Catherine Vautrin à Paris, le 16 juillet 2025. ( AFP / LUDOVIC MARIN )
Le nombre de ruptures conventionnelles a bondi de 17% depuis 2019, passant d'environ 440.000 à 514.000 en 2024.
Le "divorce à l'amiable" entre un salarié et son employeur est dans le collimateur du gouvernement. Les partenaires sociaux doivent en effet être invités à plancher sur les "conditions d'indemnisation des ruptures conventionnelles", dans le cadre de la réforme de l'assurance chômage voulue par le gouvernement. Le point sur ce sujet.
De quoi s'agit-il ?
La rupture conventionnelle a été créée en 2008. Avant cela, le salarié devait soit démissionner - et perdre ses droits au chômage -, soit être licencié, ce qui nécessite un motif et peut être stigmatisant. La rupture conventionnelle permet de mettre fin à un CDI d'un commun accord et ouvre donc droit aux indemnités chômage (sous réserve d'avoir été salarié au moins six mois). L'employeur verse par ailleurs une indemnité qui ne peut pas être inférieure à l'indemnité légale de licenciement.
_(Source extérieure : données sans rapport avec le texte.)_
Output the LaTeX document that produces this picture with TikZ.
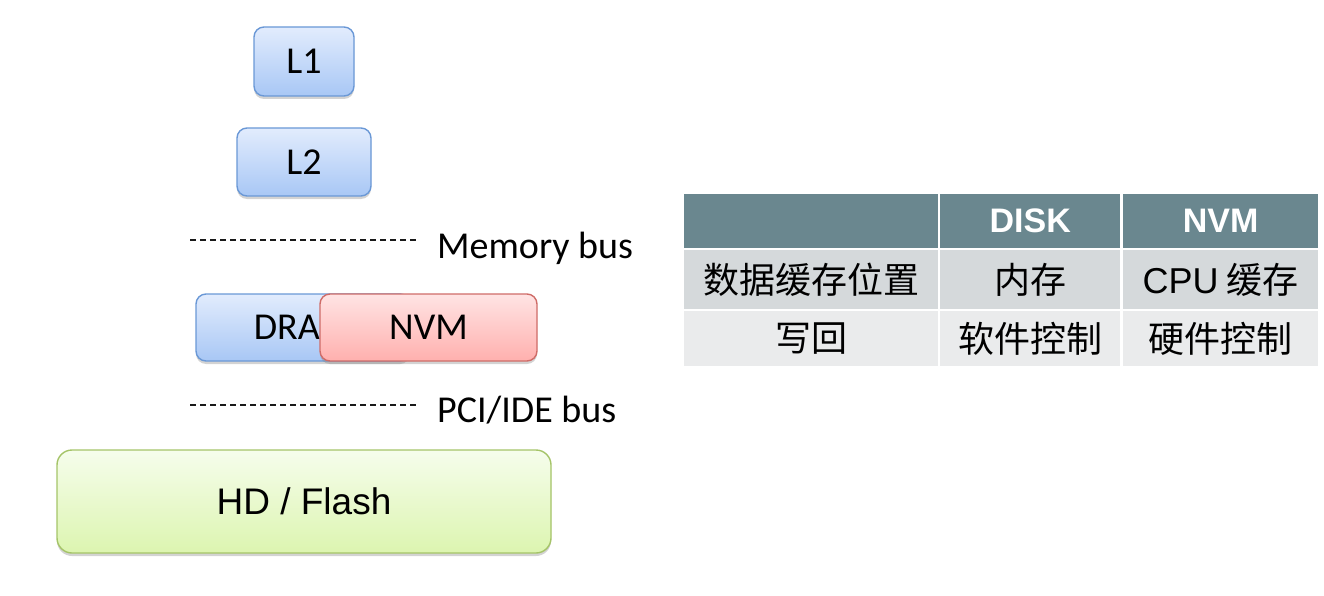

Le salarié et l'employeur ont un délai de rétractation de 15 jours. L'inspection du travail a ensuite 15 jours pour l'homologuer ou pas (à défaut de notification dans ce délai, la rupture est homologuée). Le nombre de ruptures conventionnelles a bondi de 17% depuis 2019, passant d'environ 440.000 à 514.000 en 2024 (à comparer à quelque 2 millions de démissions en 2024, selon la Dares). Au premier trimestre 2025, les ruptures conventionnelles étaient le quatrième motif d'inscription à France Travail (après la fin de contrat en tête).
Pourquoi le gouvernement s'y intéresse ?
Dans un récent entretien à L'Union, la ministre du Travail et de la Santé Catherine Vautrin a estimé que "cela a fluidifié les relations au travail", mais pointé "aussi un effet d'aubaine extrêmement important". "Le salarié perçoit des indemnités pour quitter l'entreprise et bénéficie aussitôt de l'assurance chômage. Ne faut-il pas instaurer un délai correspondant à cette indemnisation avant de percevoir le chômage ?", demandait-elle.
La ministre du Travail Astrid Panosyan-Bouvet a aussi mis en avant "des abus". "C'est aujourd'hui 25% de l'indemnisation au chômage", a-t-elle affirmé récemment sur BFMTV/RMC, pointant des indemnités "supérieures" et une durée d'indemnisation plus longue (15 mois, contre 14 pour un licenciement économique ou 13 pour un départ volontaire, selon l'Unédic). La piste d'une prolongation du délai de carence, c'est-à-dire le moment où démarre l'indemnisation, fait partie des choses qui "pourraient être envisagées", a-t-elle indiqué.
Qu'en disent les syndicats ?
Pour Marylise Léon (CFDT), le gouvernement "écoute beaucoup les employeurs qui passent leur temps à se plaindre qu'il n'y a pas assez de possibilités de flexibilité ou de souplesse". "Je trouve ça très paradoxal qu'aujourd'hui il y ait des employeurs qui viennent se plaindre que les ruptures conventionnelles" devraient être des démissions et que dans le même temps ils "acceptent de signer ces ruptures conventionnelles", a-t-elle dit après avoir rencontré Astrid Panosyan-Bouvet la semaine dernière. "Quand l'employeur n'est pas d'accord, je ne vois pas pourquoi il signe ce type de départ. Donc c'est d'abord de la responsabilité des employeurs", dit-elle, pointant un "abandon en responsabilité du patronat" sur ce sujet - comme celui des retraites -, ce qui "n'est pas une bonne chose".
"La suppression de deux jours fériés (proposée par le gouvernement dans le cadre du prochain budget, NDLR), c'est juste un chiffon rouge. Tout ce qu'il y a derrière c'est pire, notamment le fait de revenir sur les ruptures conventionnelles", s'agace de son côté Frédéric Souillot (FO). "Le gouvernement dit que toutes les ruptures conventionnelles signées par les salariés ou demandées par les salariés, ça aurait pu être une démission" et menace d'un retrait de "droit à l'assurance chômage", croit comprendre le leader syndical. "Par contre, quand c'est l'employeur qui propose la rupture conventionnelle et qu'elle est signée par les deux parties, là elle serait valide", grince-t-il.